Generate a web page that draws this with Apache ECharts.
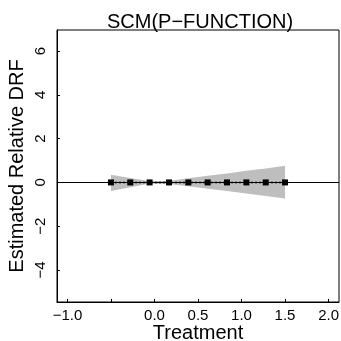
<!DOCTYPE html>
<html>
<head>
<meta charset="utf-8">
<script src="https://cdn.jsdelivr.net/npm/echarts@6/dist/echarts.min.js"></script>
<style>
  html, body { margin: 0; padding: 0; background: #ffffff; }
  #chart { width: 341px; height: 341px; }
</style>
</head>
<body>
<div id="chart"></div>
<script>
// treatment values and estimates
var treatment = [-0.5, -0.278, -0.056, 0.167, 0.389, 0.611, 0.833, 1.056, 1.278, 1.5]
var estimate = [0, 0, 0, 0, 0, 0, 0, 0, 0, 0]
var upper = [0.35, 0.20, 0.05, 0.07, 0.19, 0.30, 0.41, 0.53, 0.64, 0.76]
var lower = [-0.39, -0.22, -0.05, -0.07, -0.18, -0.29, -0.39, -0.50, -0.62, -0.73]
var xTicks = [-1, -0.5, 0, 0.5, 1, 1.5, 2]
var xLabels = [-1, 0, 0.5, 1, 1.5, 2]
var yTicks = [-4, -2, 0, 2, 4, 6]

var font = 'Liberation Sans, Arial, sans-serif'
var minus = function (s) { return String(s).replace('-', '\u2212') }

var chart = echarts.init(document.getElementById('chart'))
chart.setOption({
    animation: false,
    backgroundColor: '#ffffff',
    title: {
        text: 'SCM(P\u2212FUNCTION)',
        left: 102,
        top: 7,
        textStyle: { fontFamily: font, fontSize: 20, fontWeight: 'normal', color: '#000' }
    },
    grid: {
        left: 57, top: 30, width: 282, height: 272,
        outerBoundsMode: 'none',
        show: true, borderColor: '#000', borderWidth: 1, backgroundColor: 'transparent'
    },
    xAxis: {
        type: 'value',
        min: -1.12, max: 2.12,
        name: 'Treatment',
        nameLocation: 'middle',
        nameGap: 21,
        nameMoveOverlap: false,
        nameTextStyle: { fontFamily: font, fontSize: 20, color: '#000' },
        axisLine: { show: true, onZero: false, lineStyle: { color: '#000', width: 1 } },
        axisTick: { show: true, inside: true, length: 3, customValues: xTicks, lineStyle: { color: '#000' } },
        axisLabel: {
            customValues: xLabels, margin: 6,
            fontFamily: font, fontSize: 15, color: '#000',
            formatter: function (v) { return minus(v.toFixed(1)) }
        },
        splitLine: { show: false }
    },
    yAxis: {
        type: 'value',
        min: -5.46, max: 6.96,
        name: 'Estimated Relative DRF',
        nameLocation: 'middle',
        nameGap: 30,
        nameMoveOverlap: false,
        nameTextStyle: { fontFamily: font, fontSize: 20, color: '#000' },
        axisLine: { show: true, onZero: false, lineStyle: { color: '#000', width: 1 } },
        axisTick: { show: true, inside: true, length: 3, customValues: yTicks, lineStyle: { color: '#000' } },
        axisLabel: {
            customValues: yTicks, rotate: 90, margin: 9,
            fontFamily: font, fontSize: 15, color: '#000',
            formatter: function (v) { return minus(v) }
        },
        splitLine: { show: false }
    },
    series: [
        {
            // confidence band as one polygon through the axis scales
            type: 'custom',
            silent: true,
            data: [0],
            renderItem: function (params, api) {
                var pts = []
                for (var i = 0; i < treatment.length; i++) pts.push(api.coord([treatment[i], upper[i]]))
                for (var j = treatment.length - 1; j >= 0; j--) pts.push(api.coord([treatment[j], lower[j]]))
                return {
                    type: 'polygon',
                    shape: { points: pts },
                    style: { fill: '#bebebe', stroke: null }
                }
            },
            z: 1
        },
        {
            type: 'line',
            data: treatment.map(function (x, i) { return [x, estimate[i]] }),
            symbol: 'rect',
            symbolSize: 6,
            itemStyle: { color: '#000' },
            lineStyle: { color: '#555', width: 2, type: [2, 2] },
            markLine: {
                silent: true,
                symbol: 'none',
                label: { show: false },
                lineStyle: { color: '#000', width: 1, type: 'solid' },
                data: [{ yAxis: 0 }]
            },
            z: 3
        }
    ]
})
</script>
</body>
</html>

### YOUR GOAL
Write out each line of the data exactly; the images should be left out.

### ANSWER TO THIS EXERCISE
Generate a web page that draws this with Apache ECharts.
<!DOCTYPE html>
<html>
<head>
<meta charset="utf-8">
<script src="https://cdn.jsdelivr.net/npm/echarts@6/dist/echarts.min.js"></script>
<style>
  html, body { margin: 0; padding: 0; background: #ffffff; }
  #chart { width: 341px; height: 341px; }
</style>
</head>
<body>
<div id="chart"></div>
<script>
// treatment values and estimates
var treatment = [-0.5, -0.278, -0.056, 0.167, 0.389, 0.611, 0.833, 1.056, 1.278, 1.5]
var estimate = [0, 0, 0, 0, 0, 0, 0, 0, 0, 0]
var upper = [0.35, 0.20, 0.05, 0.07, 0.19, 0.30, 0.41, 0.53, 0.64, 0.76]
var lower = [-0.39, -0.22, -0.05, -0.07, -0.18, -0.29, -0.39, -0.50, -0.62, -0.73]
var xTicks = [-1, -0.5, 0, 0.5, 1, 1.5, 2]
var xLabels = [-1, 0, 0.5, 1, 1.5, 2]
var yTicks = [-4, -2, 0, 2, 4, 6]

var font = 'Liberation Sans, Arial, sans-serif'
var minus = function (s) { return String(s).replace('-', '\u2212') }

var chart = echarts.init(document.getElementById('chart'))
chart.setOption({
    animation: false,
    backgroundColor: '#ffffff',
    title: {
        text: 'SCM(P\u2212FUNCTION)',
        left: 102,
        top: 7,
        textStyle: { fontFamily: font, fontSize: 20, fontWeight: 'normal', color: '#000' }
    },
    grid: {
        left: 57, top: 30, width: 282, height: 272,
        outerBoundsMode: 'none',
        show: true, borderColor: '#000', borderWidth: 1, backgroundColor: 'transparent'
    },
    xAxis: {
        type: 'value',
        min: -1.12, max: 2.12,
        name: 'Treatment',
        nameLocation: 'middle',
        nameGap: 21,
        nameMoveOverlap: false,
        nameTextStyle: { fontFamily: font, fontSize: 20, color: '#000' },
        axisLine: { show: true, onZero: false, lineStyle: { color: '#000', width: 1 } },
        axisTick: { show: true, inside: true, length: 3, customValues: xTicks, lineStyle: { color: '#000' } },
        axisLabel: {
            customValues: xLabels, margin: 6,
            fontFamily: font, fontSize: 15, color: '#000',
            formatter: function (v) { return minus(v.toFixed(1)) }
        },
        splitLine: { show: false }
    },
    yAxis: {
        type: 'value',
        min: -5.46, max: 6.96,
        name: 'Estimated Relative DRF',
        nameLocation: 'middle',
        nameGap: 30,
        nameMoveOverlap: false,
        nameTextStyle: { fontFamily: font, fontSize: 20, color: '#000' },
        axisLine: { show: true, onZero: false, lineStyle: { color: '#000', width: 1 } },
        axisTick: { show: true, inside: true, length: 3, customValues: yTicks, lineStyle: { color: '#000' } },
        axisLabel: {
            customValues: yTicks, rotate: 90, margin: 9,
            fontFamily: font, fontSize: 15, color: '#000',
            formatter: function (v) { return minus(v) }
        },
        splitLine: { show: false }
    },
    series: [
        {
            // confidence band as one polygon through the axis scales
            type: 'custom',
            silent: true,
            data: [0],
            renderItem: function (params, api) {
                var pts = []
                for (var i = 0; i < treatment.length; i++) pts.push(api.coord([treatment[i], upper[i]]))
                for (var j = treatment.length - 1; j >= 0; j--) pts.push(api.coord([treatment[j], lower[j]]))
                return {
                    type: 'polygon',
                    shape: { points: pts },
                    style: { fill: '#bebebe', stroke: null }
                }
            },
            z: 1
        },
        {
            type: 'line',
            data: treatment.map(function (x, i) { return [x, estimate[i]] }),
            symbol: 'rect',
            symbolSize: 6,
            itemStyle: { color: '#000' },
            lineStyle: { color: '#555', width: 2, type: [2, 2] },
            markLine: {
                silent: true,
                symbol: 'none',
                label: { show: false },
                lineStyle: { color: '#000', width: 1, type: 'solid' },
                data: [{ yAxis: 0 }]
            },
            z: 3
        }
    ]
})
</script>
</body>
</html>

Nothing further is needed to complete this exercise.